В комментарии, сопровождающем в 1-м томе "Избранного" Бориса Пастернака написанное им в 1949 году стихотворение "Магдалина", говорится среди всего прочего следующее:
"Форма обращения Магдалины к Христу использована была в стихотворении Р. М. Рильке "Пиета" из книги "Новые стихотворения", 1907 г. Пастернаку также был знаком цикл стихов Цветаевой под названием "Магдалина", представляющих собою диалог... Пастернак, трактуя тот же сюжет, освобождает его от эротики".
Судя по информации на титульном листе издания, комментарий подготовлен сыном поэта Е. Б. Пастернаком и его женой Е. В. Пастернак. Иными словами, комментарий этот -- дело семейное, домашнее, с присущей всякому подобному рукоделию тенденцией представить великого родственника в наиболее выгодном для него свете.
Поэтому от процитированного комментария легко отмахнуться, выделив из него только сугубо фактическую сторону, а именно -- знакомство Пастернака с упомянутыми произведениями Рильке и Цветаевой, и списать замечание авторов об освобождении сюжета от эротики на их повышенную чувствительность, особенно учитывая инициалы одного из них.
Думается, однако, что отмахиваться и списывать что-либо здесь не следует.

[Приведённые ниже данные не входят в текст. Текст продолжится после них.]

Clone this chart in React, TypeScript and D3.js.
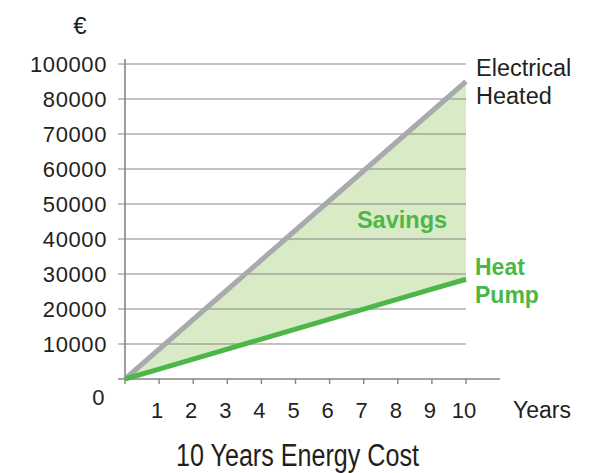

Прежде всего потому, что комментарий представляет собой замечательный пример нравственной и метафизической дезинформации. Эти вещи всегда идут рука об руку, но об этом чуть позже. Вернемся к фактической стороне.

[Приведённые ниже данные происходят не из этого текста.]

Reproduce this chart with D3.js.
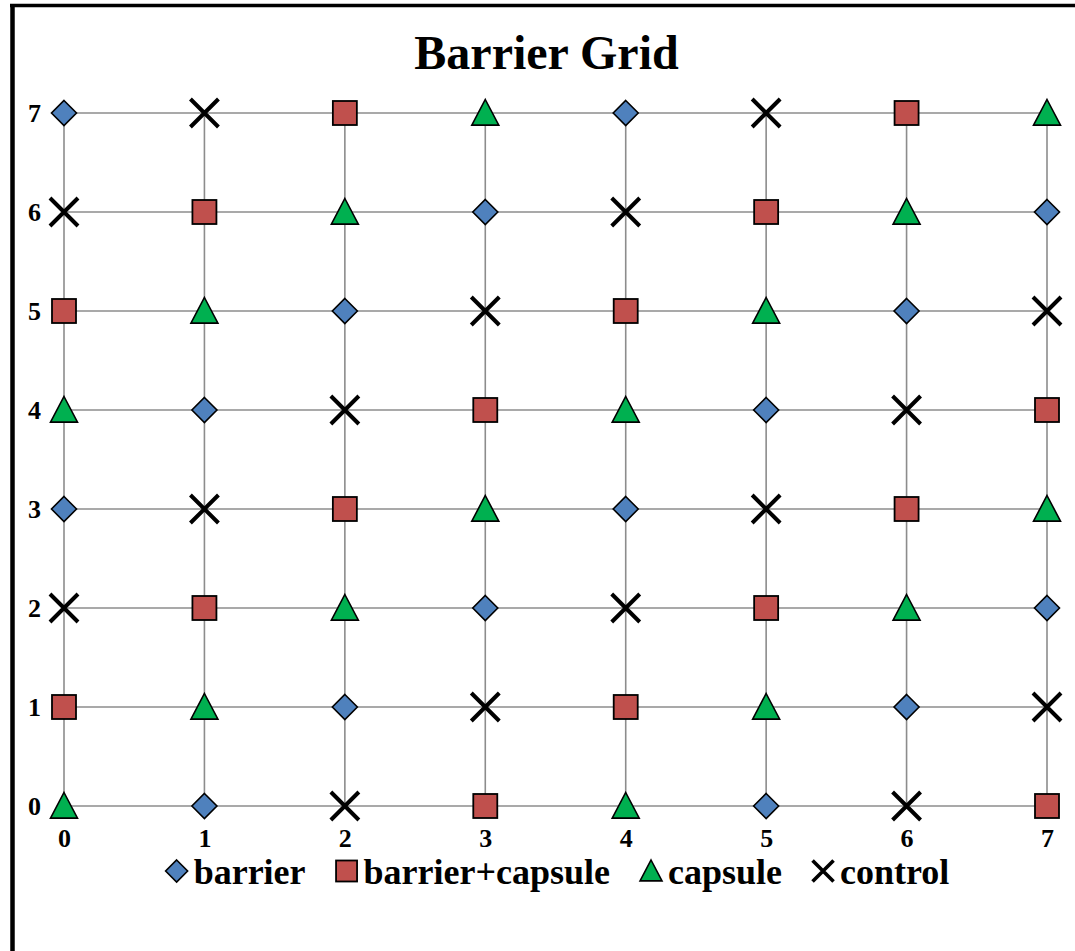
<!DOCTYPE html>
<html>
<head>
<meta charset="utf-8">
<script src="https://cdn.jsdelivr.net/npm/d3@7/dist/d3.min.js"></script>
<style>
  html, body { margin: 0; padding: 0; background: #fff; }
  svg { display: block; }
</style>
</head>
<body>
<svg id="chart" width="1075" height="951"></svg>
<script>
// ---- data ----
const title = "Barrier Grid";
const xTicks = [0, 1, 2, 3, 4, 5, 6, 7];
const yTicks = [0, 1, 2, 3, 4, 5, 6, 7];
const treatments = ["barrier", "barrier+capsule", "capsule", "control"];
const treatmentColors = ["#4F81BD", "#C0504D", "#00B050", "#000000"];
// treatment at each cell, one array per grid row (y = 0 .. 7), columns x = 0 .. 7
const row0 = ["capsule", "barrier", "control", "barrier+capsule", "capsule", "barrier", "control", "barrier+capsule"];
const row1 = ["barrier+capsule", "capsule", "barrier", "control", "barrier+capsule", "capsule", "barrier", "control"];
const row2 = ["control", "barrier+capsule", "capsule", "barrier", "control", "barrier+capsule", "capsule", "barrier"];
const row3 = ["barrier", "control", "barrier+capsule", "capsule", "barrier", "control", "barrier+capsule", "capsule"];
const row4 = ["capsule", "barrier", "control", "barrier+capsule", "capsule", "barrier", "control", "barrier+capsule"];
const row5 = ["barrier+capsule", "capsule", "barrier", "control", "barrier+capsule", "capsule", "barrier", "control"];
const row6 = ["control", "barrier+capsule", "capsule", "barrier", "control", "barrier+capsule", "capsule", "barrier"];
const row7 = ["barrier", "control", "barrier+capsule", "capsule", "barrier", "control", "barrier+capsule", "capsule"];
const rows = [row0, row1, row2, row3, row4, row5, row6, row7];

// ---- build points ----
const points = [];
rows.forEach((r, yi) => r.forEach((t, xi) => points.push({ x: xTicks[xi], y: yTicks[yi], t })));

const FONT = "'Liberation Serif', 'Times New Roman', Times, serif";
const svg = d3.select("#chart");
const W = 1075, H = 951;

const x = d3.scaleLinear().domain([0, 7]).range([64, 1047]);
const y = d3.scaleLinear().domain([0, 7]).range([806, 113]);
const color = d3.scaleOrdinal().domain(treatments).range(treatmentColors);

// frame (left and top borders visible)
svg.append("line").attr("x1", 12.5).attr("x2", 12.5).attr("y1", 4).attr("y2", H)
  .attr("stroke", "#000").attr("stroke-width", 4.5);
svg.append("line").attr("x1", 10).attr("x2", W).attr("y1", 5.5).attr("y2", 5.5)
  .attr("stroke", "#000").attr("stroke-width", 3.5);

// title
svg.append("text").attr("x", 546.5).attr("y", 69).attr("text-anchor", "middle")
  .style("font-family", FONT).style("font-weight", "bold").style("font-size", "48px").text(title);

// grid lines
const grid = svg.append("g").attr("stroke", "#8c8c8c").attr("stroke-width", 1.6);
grid.selectAll(".h").data(yTicks).join("line")
  .attr("x1", x(0)).attr("x2", x(7)).attr("y1", d => y(d)).attr("y2", d => y(d));
grid.selectAll(".v").data(xTicks).join("line")
  .attr("y1", y(0)).attr("y2", y(7)).attr("x1", d => x(d)).attr("x2", d => x(d));

// axes (tick labels only)
const xAxis = d3.axisBottom(x).tickValues(xTicks).tickFormat(d3.format("d")).tickSize(0).tickPadding(0);
const gx = svg.append("g").attr("transform", `translate(0,${y(0) + 23})`).call(xAxis);
gx.select(".domain").remove();
gx.selectAll("text").style("font-family", FONT).style("font-weight", "bold")
  .style("font-size", "26px").attr("dy", "0.69em").attr("y", 0).attr("fill", "#000");

const yAxis = d3.axisLeft(y).tickValues(yTicks).tickFormat(d3.format("d")).tickSize(0).tickPadding(0);
const gy = svg.append("g").attr("transform", `translate(41,0)`).call(yAxis);
gy.select(".domain").remove();
gy.selectAll("text").style("font-family", FONT).style("font-weight", "bold")
  .style("font-size", "26px").attr("dy", "0.34em").attr("x", 0).attr("fill", "#000");

// marker drawing
function drawMarker(g, t, legendSize) {
  const c = color(t);
  if (t === "barrier") {
    const h = legendSize ? 11 : 12.5;
    g.append("path").attr("d", `M0,${-h}L${h},0L0,${h}L${-h},0Z`)
      .attr("fill", c).attr("stroke", "#000").attr("stroke-width", 1.6);
  } else if (t === "barrier+capsule") {
    const h = legendSize ? 10.5 : 12;
    g.append("rect").attr("x", -h).attr("y", -h).attr("width", 2 * h).attr("height", 2 * h)
      .attr("fill", c).attr("stroke", "#000").attr("stroke-width", 1.8);
  } else if (t === "capsule") {
    const w = legendSize ? 11 : 13.5;
    g.append("path").attr("d", `M0,${-w}L${w},${w * 0.9}L${-w},${w * 0.9}Z`)
      .attr("fill", c).attr("stroke", "#000").attr("stroke-width", 1.6);
  } else {
    const h = legendSize ? 10.5 : 14;
    g.append("path").attr("d", `M${-h},${-h}L${h},${h}M${-h},${h}L${h},${-h}`)
      .attr("stroke", c).attr("stroke-width", legendSize ? 3.6 : 4).attr("fill", "none");
  }
}

// points
svg.append("g").selectAll("g").data(points).join("g")
  .attr("transform", d => `translate(${x(d.x)},${y(d.y)})`)
  .each(function (d) { drawMarker(d3.select(this), d.t, false); });

// legend
const legend = svg.append("g");
let cx = 0;
const GAP = 30;
treatments.forEach((t) => {
  const g = legend.append("g");
  const mg = g.append("g").attr("transform", `translate(11,-13)`);
  drawMarker(mg, t, true);
  const tx = g.append("text").attr("x", 28).attr("y", 0)
    .style("font-family", FONT).style("font-weight", "bold").style("font-size", "36px")
    .attr("fill", "#000").text(t);
  const tw = tx.node().getComputedTextLength();
  g.attr("transform", `translate(${cx},0)`);
  cx += 28 + tw + GAP;
});
const totalW = cx - GAP;
legend.attr("transform", `translate(${557.5 - totalW / 2},884)`);
</script>
</body>
</html>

Упоминание "Пиеты" ("Скорбящей") замечательно своим грамматическим оформлением, переводящим это стихотворение -- если не вообще самого Рильке -- из подозреваемой авторами категории прецедента пастернаковского диптиха в категорию явления в лучшем случае параллельного. Принцип причинности как бы затушевывается и даже облагораживается в определенном смысле иностранностью самого имени Рильке.
Общая тональность данной информации -- не "он был до", а расплывчатое "и он тоже". Другими словами, задачей авторов комментария является продемонстрировать полную независимость поэта в трактовке означенной темы.

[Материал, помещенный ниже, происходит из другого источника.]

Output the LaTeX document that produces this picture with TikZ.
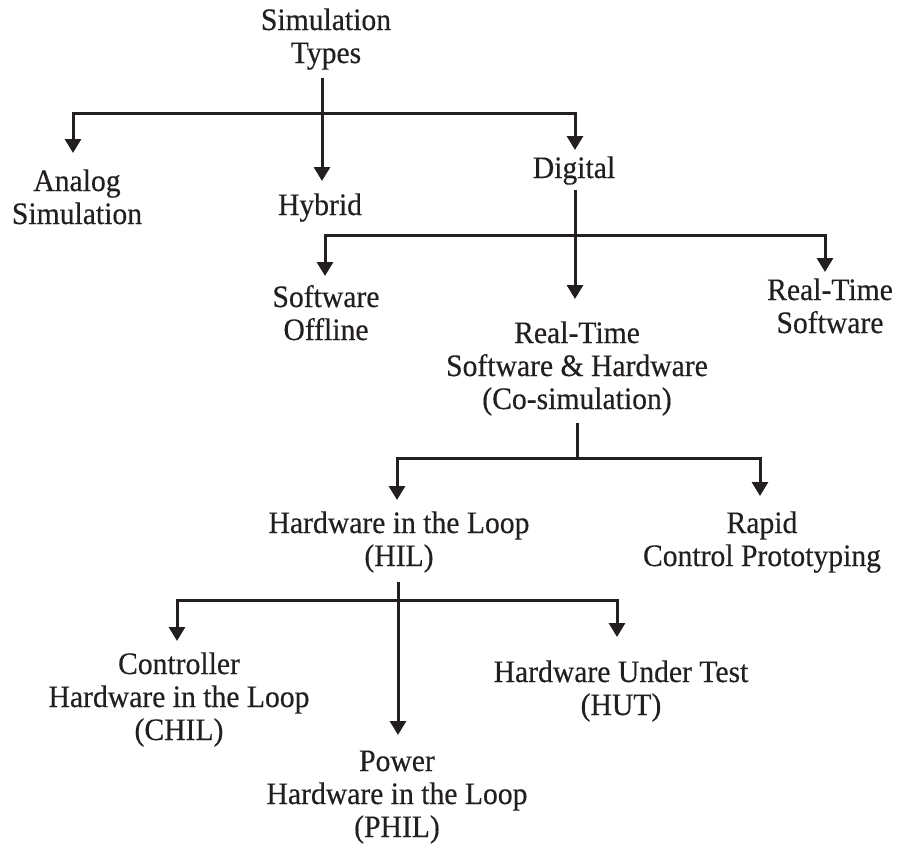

Задача эта прямо противоположна как задаче, поставленной себе самим поэтом, так и вообще его психологии. Подлинный поэт не бежит влияний и преемственности, но зачастую лелеет их и всячески подчеркивает. Нет ничего физически (физиологически даже) более отрадного, чем повторять про себя или вслух чьи-либо строки. Боязнь влияния, боязнь зависимости -- это боязнь -- и болезнь -- дикаря, но не культуры, которая вся -- преемственность, вся -эхо. Пусть кто-нибудь передаст это господину Харалду Блуму. Оттого так распространены "вариации на тему", пастиш, имитации, как жанровые, так и строфические, оттого существуют формы: сонет, терцина, рондо, газеллы и проч. Оттого Пастернак и пишет не одно, но два стихотворения с общим названием "Магдалина": первое с отчетливым эхом Рильке, второе -- Цветаевой.